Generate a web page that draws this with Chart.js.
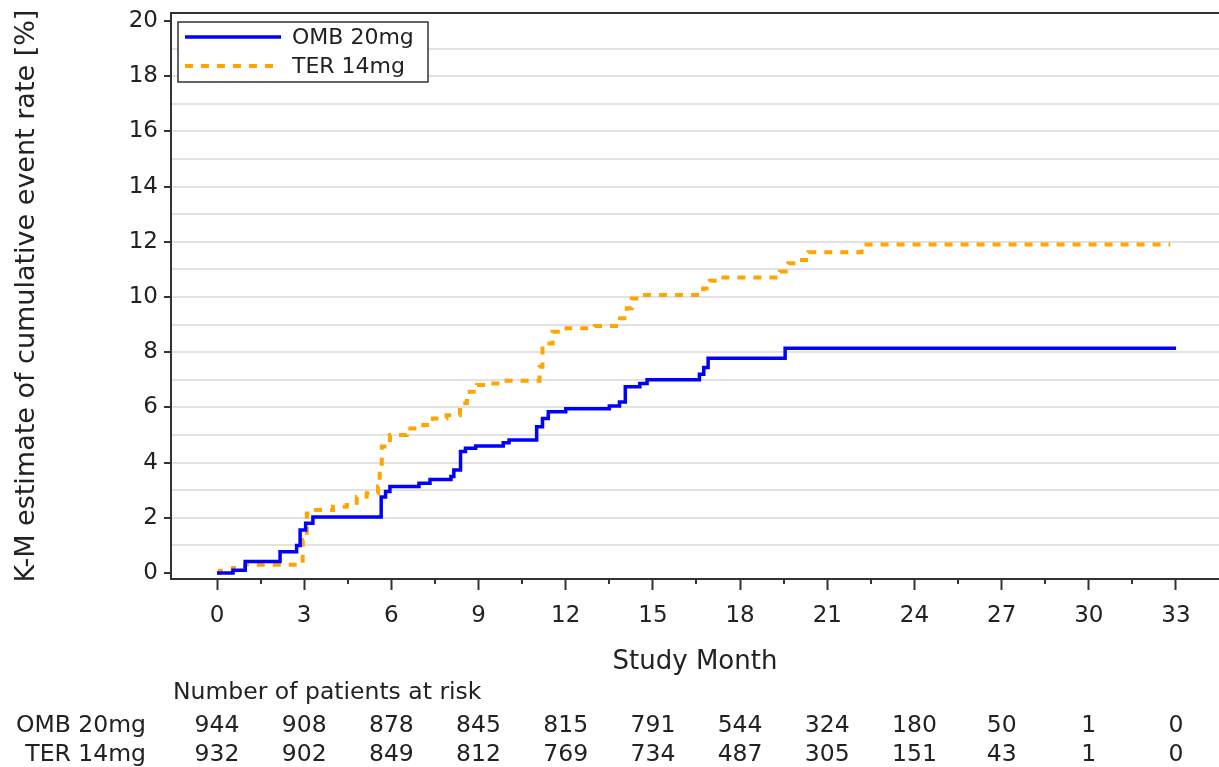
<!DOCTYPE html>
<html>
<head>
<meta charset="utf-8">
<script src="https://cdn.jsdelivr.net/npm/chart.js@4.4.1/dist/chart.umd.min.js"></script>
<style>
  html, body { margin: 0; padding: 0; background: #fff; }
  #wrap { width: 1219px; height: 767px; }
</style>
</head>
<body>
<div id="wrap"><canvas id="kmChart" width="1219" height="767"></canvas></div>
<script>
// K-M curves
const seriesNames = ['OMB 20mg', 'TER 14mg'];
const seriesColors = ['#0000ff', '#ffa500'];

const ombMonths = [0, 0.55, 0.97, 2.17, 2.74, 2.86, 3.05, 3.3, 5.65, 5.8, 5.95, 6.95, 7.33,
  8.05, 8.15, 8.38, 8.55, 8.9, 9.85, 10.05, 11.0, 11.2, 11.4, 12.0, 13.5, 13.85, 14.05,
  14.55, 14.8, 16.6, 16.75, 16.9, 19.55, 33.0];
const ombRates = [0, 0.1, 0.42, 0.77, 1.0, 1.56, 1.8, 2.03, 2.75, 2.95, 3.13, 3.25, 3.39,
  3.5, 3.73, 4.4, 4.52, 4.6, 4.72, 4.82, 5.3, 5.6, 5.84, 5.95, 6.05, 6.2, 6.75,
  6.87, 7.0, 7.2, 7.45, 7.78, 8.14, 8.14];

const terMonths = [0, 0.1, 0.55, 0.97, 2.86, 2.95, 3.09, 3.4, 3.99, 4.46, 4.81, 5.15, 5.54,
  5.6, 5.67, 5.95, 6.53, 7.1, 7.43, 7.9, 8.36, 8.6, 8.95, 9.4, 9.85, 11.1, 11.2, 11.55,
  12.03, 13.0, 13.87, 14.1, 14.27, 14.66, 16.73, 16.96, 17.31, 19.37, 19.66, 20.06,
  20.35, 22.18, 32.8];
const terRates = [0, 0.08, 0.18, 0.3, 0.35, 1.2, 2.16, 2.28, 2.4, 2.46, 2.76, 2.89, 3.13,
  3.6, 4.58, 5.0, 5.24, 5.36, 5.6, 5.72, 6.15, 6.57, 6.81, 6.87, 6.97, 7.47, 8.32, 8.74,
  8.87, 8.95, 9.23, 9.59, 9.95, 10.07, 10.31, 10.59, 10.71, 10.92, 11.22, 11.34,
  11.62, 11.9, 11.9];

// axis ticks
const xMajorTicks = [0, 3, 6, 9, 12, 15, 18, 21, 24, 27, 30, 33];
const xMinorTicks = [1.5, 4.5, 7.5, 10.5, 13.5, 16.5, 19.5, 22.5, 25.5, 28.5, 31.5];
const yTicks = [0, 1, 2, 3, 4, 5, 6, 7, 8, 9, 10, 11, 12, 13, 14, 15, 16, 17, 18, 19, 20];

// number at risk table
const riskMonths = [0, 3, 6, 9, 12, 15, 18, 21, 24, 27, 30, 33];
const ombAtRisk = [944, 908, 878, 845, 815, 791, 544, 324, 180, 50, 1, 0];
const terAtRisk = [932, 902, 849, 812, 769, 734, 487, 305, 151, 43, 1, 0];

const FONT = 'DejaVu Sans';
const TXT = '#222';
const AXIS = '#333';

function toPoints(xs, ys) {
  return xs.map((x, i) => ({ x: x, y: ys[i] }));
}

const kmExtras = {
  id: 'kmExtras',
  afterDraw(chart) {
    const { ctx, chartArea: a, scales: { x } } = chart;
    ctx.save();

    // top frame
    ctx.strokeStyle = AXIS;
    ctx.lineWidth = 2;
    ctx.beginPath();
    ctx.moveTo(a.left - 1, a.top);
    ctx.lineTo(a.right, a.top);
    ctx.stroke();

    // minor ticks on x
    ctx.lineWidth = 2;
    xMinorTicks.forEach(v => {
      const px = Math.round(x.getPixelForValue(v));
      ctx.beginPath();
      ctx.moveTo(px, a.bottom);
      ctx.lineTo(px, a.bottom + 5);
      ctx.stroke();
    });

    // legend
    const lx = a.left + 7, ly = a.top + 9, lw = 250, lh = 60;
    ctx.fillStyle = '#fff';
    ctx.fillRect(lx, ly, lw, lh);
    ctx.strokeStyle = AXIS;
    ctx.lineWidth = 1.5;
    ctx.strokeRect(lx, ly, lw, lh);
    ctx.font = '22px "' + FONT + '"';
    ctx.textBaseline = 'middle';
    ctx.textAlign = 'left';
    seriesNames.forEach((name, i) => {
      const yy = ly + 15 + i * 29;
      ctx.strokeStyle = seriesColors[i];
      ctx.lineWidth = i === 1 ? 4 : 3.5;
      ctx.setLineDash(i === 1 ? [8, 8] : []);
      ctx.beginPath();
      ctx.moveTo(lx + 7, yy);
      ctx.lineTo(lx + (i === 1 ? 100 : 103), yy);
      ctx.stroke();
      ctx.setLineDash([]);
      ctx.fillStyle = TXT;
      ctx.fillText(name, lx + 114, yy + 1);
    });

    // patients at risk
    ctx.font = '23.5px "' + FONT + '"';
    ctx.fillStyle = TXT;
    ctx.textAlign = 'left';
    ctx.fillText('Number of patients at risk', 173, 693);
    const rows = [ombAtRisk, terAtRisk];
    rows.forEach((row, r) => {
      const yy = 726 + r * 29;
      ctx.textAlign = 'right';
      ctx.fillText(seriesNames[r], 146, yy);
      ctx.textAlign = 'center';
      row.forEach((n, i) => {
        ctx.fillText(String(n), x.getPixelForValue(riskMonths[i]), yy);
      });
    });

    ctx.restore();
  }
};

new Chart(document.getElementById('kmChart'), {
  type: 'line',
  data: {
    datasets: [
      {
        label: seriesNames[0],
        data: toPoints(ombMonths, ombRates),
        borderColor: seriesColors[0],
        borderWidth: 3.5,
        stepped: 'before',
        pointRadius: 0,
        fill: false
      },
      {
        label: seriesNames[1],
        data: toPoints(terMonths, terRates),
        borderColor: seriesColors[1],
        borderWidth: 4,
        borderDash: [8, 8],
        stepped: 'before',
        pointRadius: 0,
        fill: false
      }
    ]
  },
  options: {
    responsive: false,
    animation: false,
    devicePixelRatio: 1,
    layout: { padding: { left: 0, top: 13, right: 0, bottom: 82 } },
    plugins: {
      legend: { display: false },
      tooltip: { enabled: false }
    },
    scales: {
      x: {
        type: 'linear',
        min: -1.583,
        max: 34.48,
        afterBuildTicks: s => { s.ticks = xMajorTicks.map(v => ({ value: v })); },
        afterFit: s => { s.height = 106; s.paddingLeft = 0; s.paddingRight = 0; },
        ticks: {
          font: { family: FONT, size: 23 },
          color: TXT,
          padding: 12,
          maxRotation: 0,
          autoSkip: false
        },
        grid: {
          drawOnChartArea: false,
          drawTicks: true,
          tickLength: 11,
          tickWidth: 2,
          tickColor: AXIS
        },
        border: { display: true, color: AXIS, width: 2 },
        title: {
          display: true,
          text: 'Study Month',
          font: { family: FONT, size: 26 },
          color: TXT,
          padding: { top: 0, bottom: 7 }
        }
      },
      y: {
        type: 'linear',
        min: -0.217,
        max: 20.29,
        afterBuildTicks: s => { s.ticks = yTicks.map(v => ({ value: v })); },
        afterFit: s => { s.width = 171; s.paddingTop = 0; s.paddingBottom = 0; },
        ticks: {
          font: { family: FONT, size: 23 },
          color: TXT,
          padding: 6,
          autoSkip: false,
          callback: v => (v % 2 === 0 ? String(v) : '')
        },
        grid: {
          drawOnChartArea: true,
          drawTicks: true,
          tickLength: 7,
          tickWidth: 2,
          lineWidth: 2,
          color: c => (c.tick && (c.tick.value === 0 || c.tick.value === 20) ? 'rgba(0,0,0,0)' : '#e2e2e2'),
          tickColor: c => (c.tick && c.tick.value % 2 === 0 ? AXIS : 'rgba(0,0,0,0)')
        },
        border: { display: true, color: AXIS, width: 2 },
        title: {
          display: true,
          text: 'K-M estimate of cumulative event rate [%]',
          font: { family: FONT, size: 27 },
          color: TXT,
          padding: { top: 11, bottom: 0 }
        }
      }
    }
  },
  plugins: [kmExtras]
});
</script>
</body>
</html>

▶ **Written problem**
Please quote the lines of the material, beginning with the first and ending with the one that contains "6.87, 7.0, 7.2, 7.45, 7.78, 8.14, 8.14];", exactly as written and without any pictures.

▶ **Answer below**
Generate a web page that draws this with Chart.js.
<!DOCTYPE html>
<html>
<head>
<meta charset="utf-8">
<script src="https://cdn.jsdelivr.net/npm/chart.js@4.4.1/dist/chart.umd.min.js"></script>
<style>
  html, body { margin: 0; padding: 0; background: #fff; }
  #wrap { width: 1219px; height: 767px; }
</style>
</head>
<body>
<div id="wrap"><canvas id="kmChart" width="1219" height="767"></canvas></div>
<script>
// K-M curves
const seriesNames = ['OMB 20mg', 'TER 14mg'];
const seriesColors = ['#0000ff', '#ffa500'];

const ombMonths = [0, 0.55, 0.97, 2.17, 2.74, 2.86, 3.05, 3.3, 5.65, 5.8, 5.95, 6.95, 7.33,
  8.05, 8.15, 8.38, 8.55, 8.9, 9.85, 10.05, 11.0, 11.2, 11.4, 12.0, 13.5, 13.85, 14.05,
  14.55, 14.8, 16.6, 16.75, 16.9, 19.55, 33.0];
const ombRates = [0, 0.1, 0.42, 0.77, 1.0, 1.56, 1.8, 2.03, 2.75, 2.95, 3.13, 3.25, 3.39,
  3.5, 3.73, 4.4, 4.52, 4.6, 4.72, 4.82, 5.3, 5.6, 5.84, 5.95, 6.05, 6.2, 6.75,
  6.87, 7.0, 7.2, 7.45, 7.78, 8.14, 8.14];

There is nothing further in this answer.